> [Provided material]
════

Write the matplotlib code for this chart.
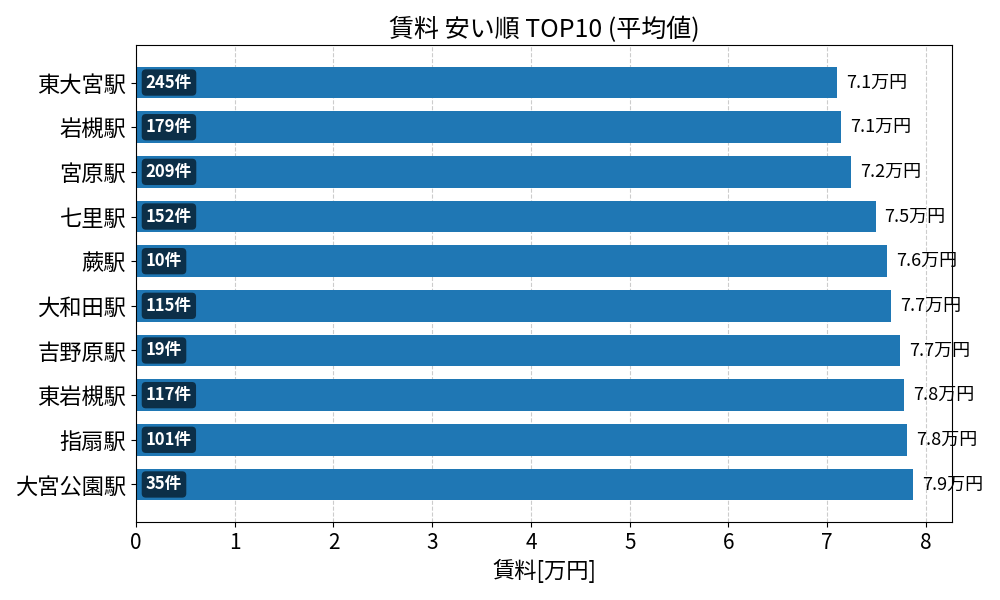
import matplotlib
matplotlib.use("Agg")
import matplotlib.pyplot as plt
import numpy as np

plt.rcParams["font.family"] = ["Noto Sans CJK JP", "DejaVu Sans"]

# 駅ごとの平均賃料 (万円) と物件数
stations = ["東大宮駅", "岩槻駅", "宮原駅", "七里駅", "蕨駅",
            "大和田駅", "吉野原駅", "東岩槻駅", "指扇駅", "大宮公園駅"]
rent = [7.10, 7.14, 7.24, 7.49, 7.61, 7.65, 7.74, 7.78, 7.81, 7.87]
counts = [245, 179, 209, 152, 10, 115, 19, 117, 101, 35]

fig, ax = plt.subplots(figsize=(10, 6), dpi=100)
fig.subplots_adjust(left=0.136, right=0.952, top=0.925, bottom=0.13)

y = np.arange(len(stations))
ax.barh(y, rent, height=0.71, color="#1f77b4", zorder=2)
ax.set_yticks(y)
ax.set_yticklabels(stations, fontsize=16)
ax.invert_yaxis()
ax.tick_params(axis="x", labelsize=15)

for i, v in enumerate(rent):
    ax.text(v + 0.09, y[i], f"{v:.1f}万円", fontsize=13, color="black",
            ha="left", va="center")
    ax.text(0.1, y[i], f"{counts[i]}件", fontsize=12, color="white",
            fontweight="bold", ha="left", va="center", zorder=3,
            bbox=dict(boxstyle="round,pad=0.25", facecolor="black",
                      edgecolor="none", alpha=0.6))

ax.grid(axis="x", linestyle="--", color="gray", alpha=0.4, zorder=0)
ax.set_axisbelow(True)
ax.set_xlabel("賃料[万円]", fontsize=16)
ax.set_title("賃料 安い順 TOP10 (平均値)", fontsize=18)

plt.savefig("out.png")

════

> [Exercise directions] Give the material again exactly as it is, but keep the pictures out.

> [Response to the task]
Write the matplotlib code for this chart.
import matplotlib
matplotlib.use("Agg")
import matplotlib.pyplot as plt
import numpy as np

plt.rcParams["font.family"] = ["Noto Sans CJK JP", "DejaVu Sans"]

# 駅ごとの平均賃料 (万円) と物件数
stations = ["東大宮駅", "岩槻駅", "宮原駅", "七里駅", "蕨駅",
            "大和田駅", "吉野原駅", "東岩槻駅", "指扇駅", "大宮公園駅"]
rent = [7.10, 7.14, 7.24, 7.49, 7.61, 7.65, 7.74, 7.78, 7.81, 7.87]
counts = [245, 179, 209, 152, 10, 115, 19, 117, 101, 35]

fig, ax = plt.subplots(figsize=(10, 6), dpi=100)
fig.subplots_adjust(left=0.136, right=0.952, top=0.925, bottom=0.13)

y = np.arange(len(stations))
ax.barh(y, rent, height=0.71, color="#1f77b4", zorder=2)
ax.set_yticks(y)
ax.set_yticklabels(stations, fontsize=16)
ax.invert_yaxis()
ax.tick_params(axis="x", labelsize=15)

for i, v in enumerate(rent):
    ax.text(v + 0.09, y[i], f"{v:.1f}万円", fontsize=13, color="black",
            ha="left", va="center")
    ax.text(0.1, y[i], f"{counts[i]}件", fontsize=12, color="white",
            fontweight="bold", ha="left", va="center", zorder=3,
            bbox=dict(boxstyle="round,pad=0.25", facecolor="black",
                      edgecolor="none", alpha=0.6))

ax.grid(axis="x", linestyle="--", color="gray", alpha=0.4, zorder=0)
ax.set_axisbelow(True)
ax.set_xlabel("賃料[万円]", fontsize=16)
ax.set_title("賃料 安い順 TOP10 (平均値)", fontsize=18)

plt.savefig("out.png")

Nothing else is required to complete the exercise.